Goal of the exercise — Pick out every line holding the string "chart" and copy it.

Provided records —
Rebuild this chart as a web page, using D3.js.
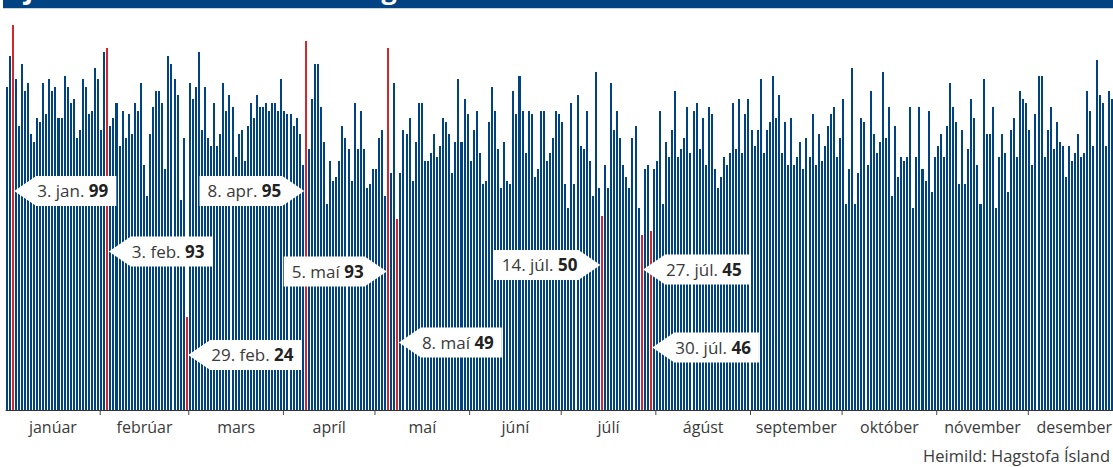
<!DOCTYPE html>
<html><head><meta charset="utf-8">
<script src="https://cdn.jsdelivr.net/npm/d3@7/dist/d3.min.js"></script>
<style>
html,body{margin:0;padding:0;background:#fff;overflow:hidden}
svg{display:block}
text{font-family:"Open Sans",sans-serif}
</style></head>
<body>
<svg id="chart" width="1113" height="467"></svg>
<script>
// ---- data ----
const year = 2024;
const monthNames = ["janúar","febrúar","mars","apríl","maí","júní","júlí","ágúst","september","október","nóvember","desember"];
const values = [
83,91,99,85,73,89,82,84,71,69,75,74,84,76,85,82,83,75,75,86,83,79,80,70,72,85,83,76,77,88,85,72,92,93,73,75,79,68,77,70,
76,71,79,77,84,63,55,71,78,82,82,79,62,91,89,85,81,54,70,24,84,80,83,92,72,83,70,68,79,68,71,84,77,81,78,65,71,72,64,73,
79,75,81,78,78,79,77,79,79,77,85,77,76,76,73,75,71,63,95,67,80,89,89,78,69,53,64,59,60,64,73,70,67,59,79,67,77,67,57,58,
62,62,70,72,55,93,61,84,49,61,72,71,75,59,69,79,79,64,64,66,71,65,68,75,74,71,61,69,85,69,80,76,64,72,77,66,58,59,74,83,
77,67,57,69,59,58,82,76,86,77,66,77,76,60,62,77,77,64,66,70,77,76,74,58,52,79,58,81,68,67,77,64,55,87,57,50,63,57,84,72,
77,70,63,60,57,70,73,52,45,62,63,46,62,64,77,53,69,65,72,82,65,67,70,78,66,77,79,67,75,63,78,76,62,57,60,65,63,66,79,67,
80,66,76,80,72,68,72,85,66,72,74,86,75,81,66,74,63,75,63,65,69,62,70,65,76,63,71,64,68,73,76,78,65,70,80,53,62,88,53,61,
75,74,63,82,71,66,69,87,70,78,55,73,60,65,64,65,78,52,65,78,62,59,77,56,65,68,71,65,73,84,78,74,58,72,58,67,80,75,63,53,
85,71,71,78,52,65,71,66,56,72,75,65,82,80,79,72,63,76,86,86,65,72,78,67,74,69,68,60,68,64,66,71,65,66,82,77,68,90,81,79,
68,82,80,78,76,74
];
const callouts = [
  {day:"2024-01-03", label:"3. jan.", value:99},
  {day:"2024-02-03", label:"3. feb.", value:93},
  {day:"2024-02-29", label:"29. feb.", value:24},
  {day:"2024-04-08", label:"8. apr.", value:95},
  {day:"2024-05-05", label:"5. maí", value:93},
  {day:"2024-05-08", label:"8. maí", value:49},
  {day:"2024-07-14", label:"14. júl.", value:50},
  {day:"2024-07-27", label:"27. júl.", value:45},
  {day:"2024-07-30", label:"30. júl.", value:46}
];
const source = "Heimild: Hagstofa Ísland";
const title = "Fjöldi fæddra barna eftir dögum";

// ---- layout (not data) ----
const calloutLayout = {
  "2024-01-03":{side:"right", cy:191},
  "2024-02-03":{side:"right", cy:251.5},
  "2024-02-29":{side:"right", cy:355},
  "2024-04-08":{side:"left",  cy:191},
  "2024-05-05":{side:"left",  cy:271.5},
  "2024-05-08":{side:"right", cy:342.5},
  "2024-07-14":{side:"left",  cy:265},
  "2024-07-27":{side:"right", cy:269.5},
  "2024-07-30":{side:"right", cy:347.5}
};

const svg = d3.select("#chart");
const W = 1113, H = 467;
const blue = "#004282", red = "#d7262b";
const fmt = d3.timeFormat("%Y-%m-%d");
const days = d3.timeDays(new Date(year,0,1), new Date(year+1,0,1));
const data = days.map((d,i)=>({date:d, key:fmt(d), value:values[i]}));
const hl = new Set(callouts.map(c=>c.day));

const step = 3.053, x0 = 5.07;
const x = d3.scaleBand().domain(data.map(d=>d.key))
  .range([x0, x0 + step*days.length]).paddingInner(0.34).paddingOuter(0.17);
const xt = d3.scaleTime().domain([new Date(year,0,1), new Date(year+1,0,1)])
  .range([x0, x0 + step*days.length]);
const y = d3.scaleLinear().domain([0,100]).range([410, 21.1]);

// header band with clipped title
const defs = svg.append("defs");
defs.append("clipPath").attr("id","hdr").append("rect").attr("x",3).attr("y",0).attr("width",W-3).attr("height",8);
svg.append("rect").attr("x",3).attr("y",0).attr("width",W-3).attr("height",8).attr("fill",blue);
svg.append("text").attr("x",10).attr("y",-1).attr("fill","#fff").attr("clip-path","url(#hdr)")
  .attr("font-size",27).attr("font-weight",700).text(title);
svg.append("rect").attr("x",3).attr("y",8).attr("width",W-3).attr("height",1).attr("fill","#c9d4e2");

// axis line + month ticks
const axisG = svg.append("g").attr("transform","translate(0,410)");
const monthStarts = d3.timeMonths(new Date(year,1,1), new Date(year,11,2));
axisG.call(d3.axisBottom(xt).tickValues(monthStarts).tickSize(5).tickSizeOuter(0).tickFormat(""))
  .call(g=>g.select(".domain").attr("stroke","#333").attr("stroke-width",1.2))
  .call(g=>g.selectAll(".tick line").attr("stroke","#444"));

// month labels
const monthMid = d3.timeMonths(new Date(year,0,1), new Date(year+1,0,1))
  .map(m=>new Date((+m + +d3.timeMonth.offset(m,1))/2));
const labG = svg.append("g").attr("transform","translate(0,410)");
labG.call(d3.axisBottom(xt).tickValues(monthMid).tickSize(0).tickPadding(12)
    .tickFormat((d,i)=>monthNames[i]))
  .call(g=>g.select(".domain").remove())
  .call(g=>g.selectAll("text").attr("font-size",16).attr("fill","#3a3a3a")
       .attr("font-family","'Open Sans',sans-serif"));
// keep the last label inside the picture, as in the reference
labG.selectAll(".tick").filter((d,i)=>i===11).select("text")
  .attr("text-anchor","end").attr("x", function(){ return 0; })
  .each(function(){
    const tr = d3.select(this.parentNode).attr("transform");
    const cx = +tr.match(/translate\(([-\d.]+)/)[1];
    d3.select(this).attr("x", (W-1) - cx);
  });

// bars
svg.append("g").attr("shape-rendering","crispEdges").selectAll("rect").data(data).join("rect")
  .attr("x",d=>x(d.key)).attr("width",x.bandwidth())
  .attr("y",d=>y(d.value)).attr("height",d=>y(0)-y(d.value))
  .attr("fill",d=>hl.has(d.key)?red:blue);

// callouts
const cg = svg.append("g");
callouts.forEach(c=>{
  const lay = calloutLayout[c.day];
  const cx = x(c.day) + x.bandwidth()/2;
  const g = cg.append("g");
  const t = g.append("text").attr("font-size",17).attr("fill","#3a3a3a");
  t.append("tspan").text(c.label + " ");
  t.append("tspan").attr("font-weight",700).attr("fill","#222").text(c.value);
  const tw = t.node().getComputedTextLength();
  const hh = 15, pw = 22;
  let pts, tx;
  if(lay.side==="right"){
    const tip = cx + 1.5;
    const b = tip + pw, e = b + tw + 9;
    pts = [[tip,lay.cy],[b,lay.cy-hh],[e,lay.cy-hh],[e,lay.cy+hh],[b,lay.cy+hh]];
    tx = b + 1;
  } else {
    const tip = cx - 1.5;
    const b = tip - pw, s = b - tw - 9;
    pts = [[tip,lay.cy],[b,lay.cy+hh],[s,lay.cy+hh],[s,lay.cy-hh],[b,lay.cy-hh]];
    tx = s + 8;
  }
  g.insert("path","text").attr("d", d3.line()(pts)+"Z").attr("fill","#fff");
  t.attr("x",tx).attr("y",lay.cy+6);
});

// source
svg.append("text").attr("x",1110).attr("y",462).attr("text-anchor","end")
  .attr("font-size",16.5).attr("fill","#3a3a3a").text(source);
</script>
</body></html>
* * *
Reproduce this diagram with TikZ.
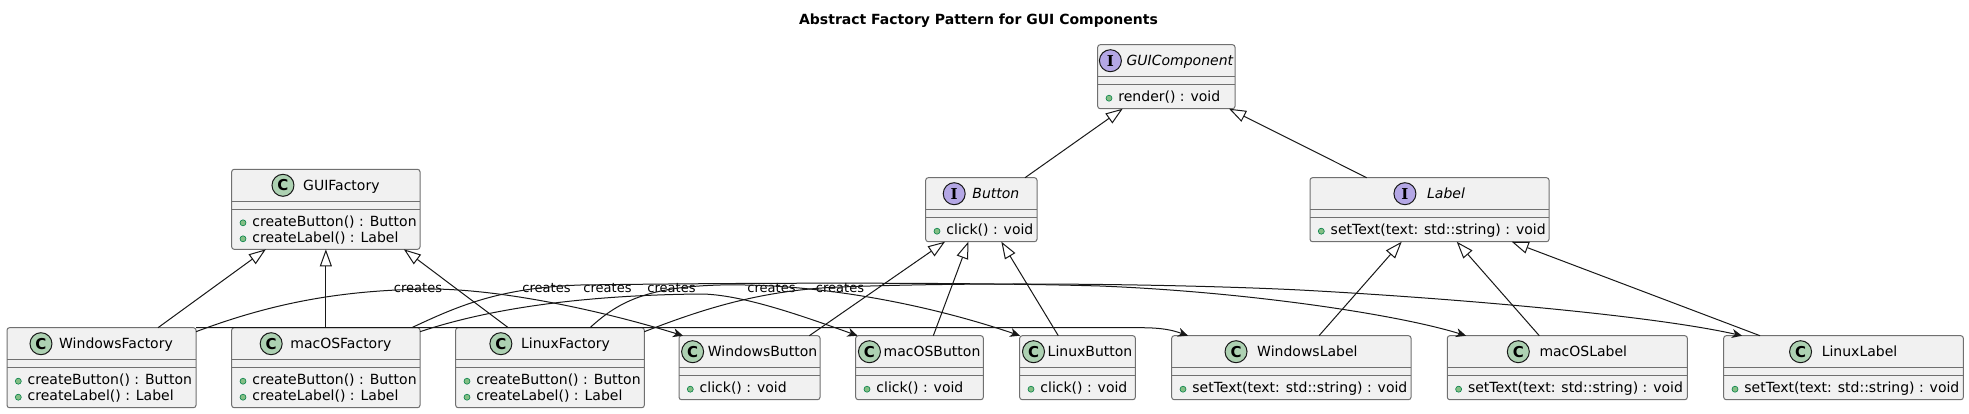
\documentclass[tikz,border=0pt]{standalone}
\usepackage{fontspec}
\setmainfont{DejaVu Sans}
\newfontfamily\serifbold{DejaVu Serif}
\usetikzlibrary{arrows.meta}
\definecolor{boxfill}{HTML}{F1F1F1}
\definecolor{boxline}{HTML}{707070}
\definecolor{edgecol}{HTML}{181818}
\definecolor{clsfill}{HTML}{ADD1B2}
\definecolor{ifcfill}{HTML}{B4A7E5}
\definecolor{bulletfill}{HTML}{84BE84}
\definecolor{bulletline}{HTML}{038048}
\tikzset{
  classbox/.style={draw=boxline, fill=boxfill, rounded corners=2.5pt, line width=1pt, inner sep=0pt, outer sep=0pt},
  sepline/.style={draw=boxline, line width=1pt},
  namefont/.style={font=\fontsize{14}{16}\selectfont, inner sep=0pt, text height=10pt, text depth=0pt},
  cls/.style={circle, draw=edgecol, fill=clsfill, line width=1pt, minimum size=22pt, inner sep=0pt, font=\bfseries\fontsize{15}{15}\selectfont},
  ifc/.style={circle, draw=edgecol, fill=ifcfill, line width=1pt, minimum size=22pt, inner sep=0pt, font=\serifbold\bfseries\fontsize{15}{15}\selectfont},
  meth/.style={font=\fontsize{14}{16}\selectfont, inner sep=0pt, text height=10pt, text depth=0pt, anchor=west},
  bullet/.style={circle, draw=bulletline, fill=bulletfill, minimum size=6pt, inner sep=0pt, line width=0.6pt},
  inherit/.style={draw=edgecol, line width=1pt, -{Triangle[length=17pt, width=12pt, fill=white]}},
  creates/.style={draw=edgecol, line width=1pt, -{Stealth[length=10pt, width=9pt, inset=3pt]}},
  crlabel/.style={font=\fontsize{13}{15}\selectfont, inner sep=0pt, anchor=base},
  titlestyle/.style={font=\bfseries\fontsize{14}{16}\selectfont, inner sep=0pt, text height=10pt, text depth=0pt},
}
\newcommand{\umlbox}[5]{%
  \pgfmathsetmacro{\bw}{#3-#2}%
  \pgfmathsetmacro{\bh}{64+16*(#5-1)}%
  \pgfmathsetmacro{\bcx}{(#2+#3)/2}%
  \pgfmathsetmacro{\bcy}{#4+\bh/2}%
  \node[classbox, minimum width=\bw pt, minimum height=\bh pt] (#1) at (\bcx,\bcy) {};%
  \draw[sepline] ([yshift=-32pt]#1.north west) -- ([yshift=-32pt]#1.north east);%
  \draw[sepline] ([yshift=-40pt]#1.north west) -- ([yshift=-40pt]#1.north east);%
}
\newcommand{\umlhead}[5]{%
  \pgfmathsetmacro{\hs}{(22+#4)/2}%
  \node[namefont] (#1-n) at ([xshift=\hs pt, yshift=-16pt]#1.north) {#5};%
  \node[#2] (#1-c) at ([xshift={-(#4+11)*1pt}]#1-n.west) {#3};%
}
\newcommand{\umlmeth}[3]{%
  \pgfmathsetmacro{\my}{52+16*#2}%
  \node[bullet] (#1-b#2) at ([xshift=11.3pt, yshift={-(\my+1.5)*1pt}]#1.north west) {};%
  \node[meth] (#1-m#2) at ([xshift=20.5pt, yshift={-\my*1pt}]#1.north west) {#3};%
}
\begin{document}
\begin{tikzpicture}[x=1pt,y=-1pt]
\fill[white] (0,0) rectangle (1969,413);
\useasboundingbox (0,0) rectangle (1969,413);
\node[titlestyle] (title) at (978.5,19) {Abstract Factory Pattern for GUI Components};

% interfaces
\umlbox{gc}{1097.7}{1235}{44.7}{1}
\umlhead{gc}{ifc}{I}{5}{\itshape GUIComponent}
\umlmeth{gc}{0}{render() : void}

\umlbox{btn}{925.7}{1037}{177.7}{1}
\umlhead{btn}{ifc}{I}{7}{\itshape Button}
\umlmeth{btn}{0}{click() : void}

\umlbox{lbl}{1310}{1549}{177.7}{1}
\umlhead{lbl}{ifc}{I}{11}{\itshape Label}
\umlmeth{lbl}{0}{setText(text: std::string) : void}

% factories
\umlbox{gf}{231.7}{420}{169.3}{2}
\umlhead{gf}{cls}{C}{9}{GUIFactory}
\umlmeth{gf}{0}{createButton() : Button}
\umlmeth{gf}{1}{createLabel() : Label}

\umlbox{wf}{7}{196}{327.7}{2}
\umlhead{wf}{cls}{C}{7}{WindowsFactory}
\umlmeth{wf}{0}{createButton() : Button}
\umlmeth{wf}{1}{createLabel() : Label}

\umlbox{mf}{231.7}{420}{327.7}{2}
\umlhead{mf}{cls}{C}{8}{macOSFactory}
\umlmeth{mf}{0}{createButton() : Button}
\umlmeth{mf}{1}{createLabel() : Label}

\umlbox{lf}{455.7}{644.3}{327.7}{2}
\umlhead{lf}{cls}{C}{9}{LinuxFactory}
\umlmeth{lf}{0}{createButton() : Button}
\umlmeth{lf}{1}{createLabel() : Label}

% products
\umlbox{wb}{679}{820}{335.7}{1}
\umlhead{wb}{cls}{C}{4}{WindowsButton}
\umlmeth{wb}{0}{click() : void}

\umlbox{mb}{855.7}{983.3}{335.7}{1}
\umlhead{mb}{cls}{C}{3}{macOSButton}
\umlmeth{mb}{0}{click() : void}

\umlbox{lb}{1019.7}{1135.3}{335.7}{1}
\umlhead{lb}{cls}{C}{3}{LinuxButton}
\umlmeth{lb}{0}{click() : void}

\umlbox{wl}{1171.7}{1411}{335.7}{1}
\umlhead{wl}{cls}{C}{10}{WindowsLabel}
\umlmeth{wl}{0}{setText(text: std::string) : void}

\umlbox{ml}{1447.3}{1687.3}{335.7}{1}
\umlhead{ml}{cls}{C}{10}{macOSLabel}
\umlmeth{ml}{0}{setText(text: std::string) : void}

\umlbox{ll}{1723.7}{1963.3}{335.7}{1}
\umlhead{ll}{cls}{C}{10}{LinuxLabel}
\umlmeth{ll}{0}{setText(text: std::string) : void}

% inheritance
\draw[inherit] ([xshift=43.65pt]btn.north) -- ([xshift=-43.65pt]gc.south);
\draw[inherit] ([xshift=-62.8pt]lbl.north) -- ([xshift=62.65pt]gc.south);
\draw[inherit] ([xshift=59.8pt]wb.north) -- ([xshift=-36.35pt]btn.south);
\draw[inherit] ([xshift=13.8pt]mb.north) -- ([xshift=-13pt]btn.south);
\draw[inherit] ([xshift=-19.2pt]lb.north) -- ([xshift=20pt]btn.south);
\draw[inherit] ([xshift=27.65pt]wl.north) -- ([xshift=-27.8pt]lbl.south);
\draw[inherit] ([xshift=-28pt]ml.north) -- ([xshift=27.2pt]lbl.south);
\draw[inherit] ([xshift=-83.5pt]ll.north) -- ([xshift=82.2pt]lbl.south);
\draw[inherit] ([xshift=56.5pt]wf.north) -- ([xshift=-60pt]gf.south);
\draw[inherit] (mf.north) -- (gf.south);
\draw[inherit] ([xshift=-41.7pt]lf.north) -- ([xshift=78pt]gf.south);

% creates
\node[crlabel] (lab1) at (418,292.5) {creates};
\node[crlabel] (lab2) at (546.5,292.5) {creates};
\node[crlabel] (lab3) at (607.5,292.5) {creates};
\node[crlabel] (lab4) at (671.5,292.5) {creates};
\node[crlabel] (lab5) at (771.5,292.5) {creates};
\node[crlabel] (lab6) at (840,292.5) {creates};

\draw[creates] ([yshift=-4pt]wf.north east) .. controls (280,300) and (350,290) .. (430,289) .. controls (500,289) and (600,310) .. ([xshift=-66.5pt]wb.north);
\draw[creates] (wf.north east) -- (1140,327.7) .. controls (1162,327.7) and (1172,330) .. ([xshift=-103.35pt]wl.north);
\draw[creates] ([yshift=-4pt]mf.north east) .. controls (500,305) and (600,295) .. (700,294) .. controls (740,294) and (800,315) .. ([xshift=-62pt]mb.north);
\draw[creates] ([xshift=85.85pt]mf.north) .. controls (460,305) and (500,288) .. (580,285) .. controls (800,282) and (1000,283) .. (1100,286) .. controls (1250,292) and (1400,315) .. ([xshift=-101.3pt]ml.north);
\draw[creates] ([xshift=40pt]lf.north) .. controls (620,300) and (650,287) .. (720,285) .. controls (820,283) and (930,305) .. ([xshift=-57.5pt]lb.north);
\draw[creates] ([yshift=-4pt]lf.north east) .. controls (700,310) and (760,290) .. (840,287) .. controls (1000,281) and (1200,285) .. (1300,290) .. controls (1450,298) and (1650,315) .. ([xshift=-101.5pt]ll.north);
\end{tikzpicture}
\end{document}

Exercise result —
Rebuild this chart as a web page, using D3.js.
<svg id="chart" width="1113" height="467"></svg>
const svg = d3.select("#chart");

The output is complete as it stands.